What is my vocation as a single woman?

As a single Catholic woman discerning her vocation, time and time again I have struggled with figuring out where I belong in the Catholic Church. Where does someone like me — someone who is open to God’s will yet is not a consecrated religious, consecrated virgin or married woman — fit into the Church and the Body of Christ? Sometimes I wonder, If I haven’t figured out my vocation yet, does this mean God is not calling me to any vocation?

The simple answer to the latter is no. Although the struggle to feel included in the Church is very real, I know my primary vocation is to holiness. As stated in Lumen Gentium (the Second Vatican Council’s Dogmatic Constitution on the Church), we all have received the universal call to holiness. Yet, even with this truth held close to my heart, and as I strive to follow God’s will in my daily life, there are days when I still feel a bit uneasy knowing I do not — and may never — fit into one of the secondary vocations.

While mine is not a traditional story, neither is it unique for many Catholic women. After feeling a call to the consecrated life, I entered two convents, but God’s will ultimately was not for me to remain there. Some women discern away from this vocation when God calls them in a different direction, but others, such as myself, experienced the woundedness that many, though not all, religious orders are suffering from — wounds caused by the broken humanity of those within the order. Unfortunately for me, despite my desire to become a religious sister, such wounds prevented me from following my vocational calling. What does it mean for those of us who have not turned away from a vocation to the consecrated life but have experienced roadblocks and wounds in the process?

Similarly, what about women who are drawn to a vocation to consecrated virginity but who don’t have the opportunity within their diocese, or who feel discouraged when the process is long and burdensome, or when the expectations for how to live the vocation are not realistic given the world we live in? Both are true scenarios that I have either personally experienced or witnessed from my friends when it comes to these consecrated vocations.

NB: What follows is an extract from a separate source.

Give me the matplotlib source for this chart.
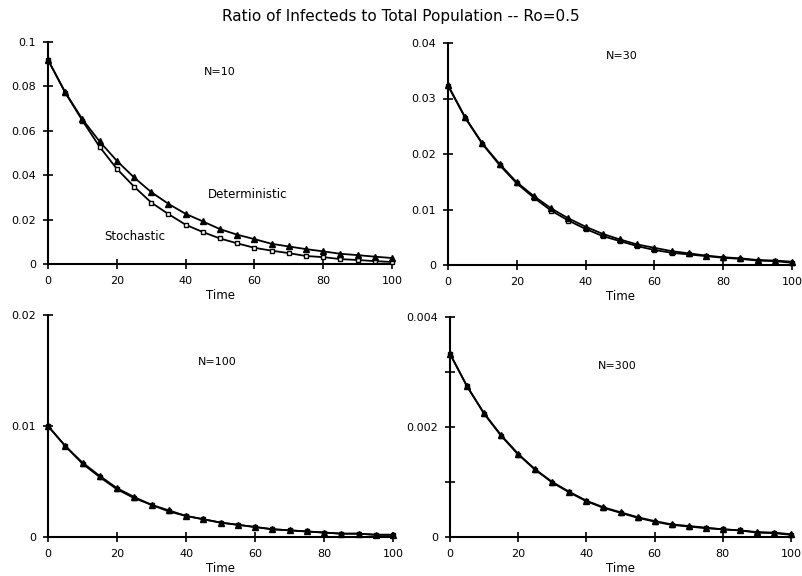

But this vocational crisis is not isolated to religious and consecrated life. What about women who are open to marriage but have not found a good, Christ-loving man to marry? While the Church promotes and encourages the vocation to marriage, finding a spouse who is a practicing Catholic and has a genuine love of the Faith can feel like finding a needle in a haystack, especially in our post-Christian society. There are so many men who call themselves “Catholic” yet find the very tenets of the Church laughable — such as going to Mass every Sunday, saving sex for marriage and not using contraception. Does this mean Catholic women who are faithful to the Church need to lower their standards to be able to get married? Surely not.

Yet, the big question remains: Where does this leave a single Catholic woman like myself, women who may never enter into an earthly vocation?

Each woman has to answer this question for herself. While I wish I could spend my days working in a parish and be of any assistance to the pastor, similar to my apostolate in my former religious community, the reality is that I cannot afford to only work in the parish. Instead, I help out when I am able, and I love every minute of it, grateful that God has permitted me to keep doing what I love, even in a smaller way. And that has to be enough for me.

St. Catherine of Sienna once said, “Be who God meant you to be, and you will set the world on fire.” This has become my life’s motto. As a single Catholic woman I am striving to become holy, and continue to follow my beloved Lord, Jesus Christ. I may not be a bride of Christ as a religious sister, but I am a bride of Christ as a member of the Church. Regardless of whether or not I one day stand before an altar and profess public vows, Christ will always be the beloved of my heart and my spouse. And he is enough.